Reliability Is the Real Benchmark
As liquid cooling becomes standard in high-density AI and HPC infrastructure, performance alone is no longer enough.
👉 Reliability—especially leak prevention—has become the true benchmark of system quality.
In modern AI data centers:
- A single coolant leak can damage high-value GPUs
- System downtime directly translates into financial loss
- Maintenance complexity increases with system scale
This means liquid cooling systems must be designed not just for efficiency, but for long-term, failure-resistant operation.
1. Understanding Where Leaks Occur
Leakage does not happen randomly—it typically occurs at interfaces and stress points within the system.
Common leakage locations:
- Tube-to-connector joints
- Cold plate sealing interfaces
- Quick-disconnect couplings
- Pump and valve connections
- O-rings and gasket seals
👉 The more interfaces in a system, the higher the probability of leakage.
This makes system simplification a key design principle.
2. Root Causes of Leakage
Leakage is usually the result of combined mechanical, material, and design factors:
Mechanical Stress
- Thermal expansion and contraction
- Vibration from pumps or system operation
- Improper installation or torque
Material Degradation
- Aging of elastomer seals
- Chemical interaction with coolant
- Corrosion of metallic components
Design Weaknesses
- Poor sealing architecture
- Excessive system pressure
- Incompatible materials in contact
👉 In most real-world cases, leakage is a system-level failure, not a single-component issue.

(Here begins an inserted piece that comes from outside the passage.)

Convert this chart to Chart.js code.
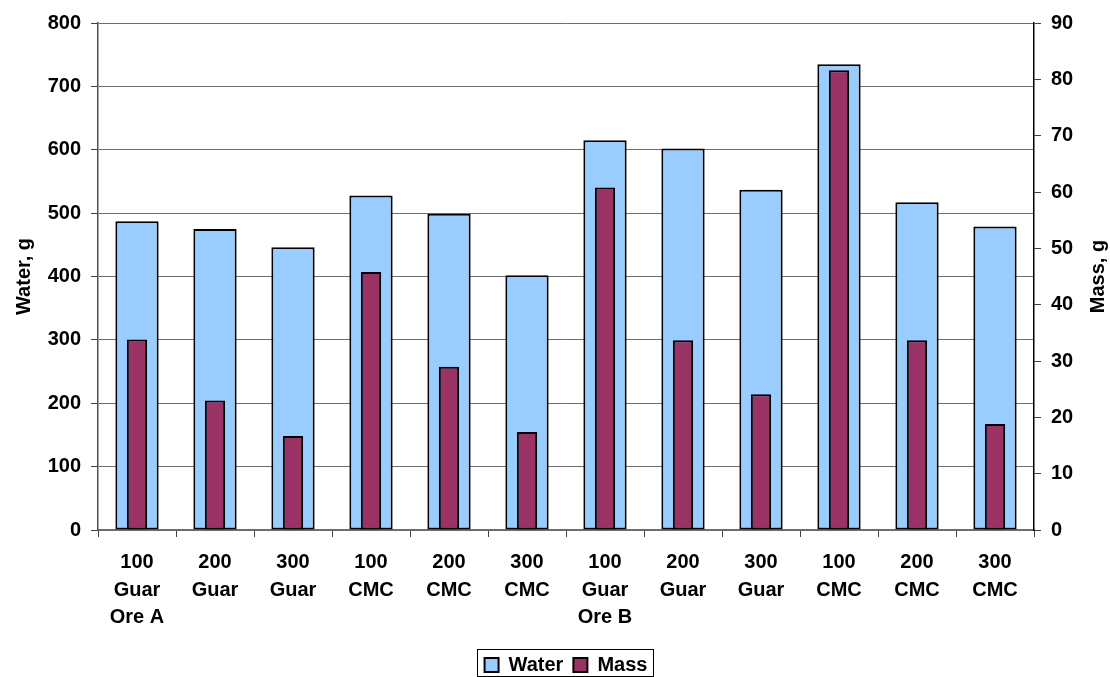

3. Sealing Technologies: Critical to System Integrity
Elastomer Seals (O-Rings)
- Widely used and cost-effective
- Must be carefully matched with coolant chemistry and temperature range
Metal Seals
- Suitable for high-pressure or mission-critical environments
- Offer higher durability but increased cost and complexity
Bonded and Brazed Interfaces
- Common in cold plate manufacturing
- Require strict process control to avoid micro-leak paths
👉 The choice of sealing technology directly impacts lifetime reliability and maintenance frequency.
4. Material Selection and Compatibility
Material selection is one of the most important factors in leak prevention.
Metals
- Copper: excellent thermal performance but requires corrosion control
- Aluminum: lightweight and scalable, but sensitive to coolant chemistry
- Stainless steel: highly resistant but more expensive
Polymers and Tubing
- Must resist:
- Permeation
- Swelling
- Chemical degradation
Surface Engineering
- Anodization for aluminum
- Anti-corrosion coatings
- Barrier layers to reduce leakage risk
👉 Compatibility between coolant and materials is essential to prevent long-term degradation.
5. Design Strategies for Leak Prevention
Reduce System Complexity
- Minimize joints and connection points
- Integrate components where possible
Optimize Pressure and Flow
- Avoid excessive pressure in microchannels
- Balance flow rate with system stability
Adopt Modular Architecture
- Controlled, standardized interfaces
- Easier maintenance and replacement
Implement Monitoring Systems
- Leak detection sensors
- Pressure and flow monitoring
- Automated shutdown mechanisms
👉 Reliable systems are designed with fail-safe mechanisms, not just ideal conditions.
6. Testing and Validation
Before deployment, liquid cooling systems must undergo rigorous validation:
- Pressure and leak testing
- Thermal cycling tests
- Long-term durability testing
- Coolant compatibility verification
These tests ensure the system can operate continuously under high load conditions, as required in AI infrastructure.
7. Why Reliability Matters in AI Infrastructure
In AI and HPC environments:
- Systems operate 24/7 under high thermal load
- Hardware costs are extremely high
- Downtime has significant operational impact
A reliable liquid cooling system must deliver:
- Stable, leak-free operation
- Predictable long-term performance
- Minimal maintenance intervention
Reliability Is Designed, Not Added Later
Leak prevention is not a single feature—it is the result of:
- Careful material selection
- Robust sealing design
- Optimized system architecture
- Continuous monitoring and validation
👉 In next-generation AI infrastructure, the most competitive solutions are those that integrate thermal performance with engineering reliability from the ground up.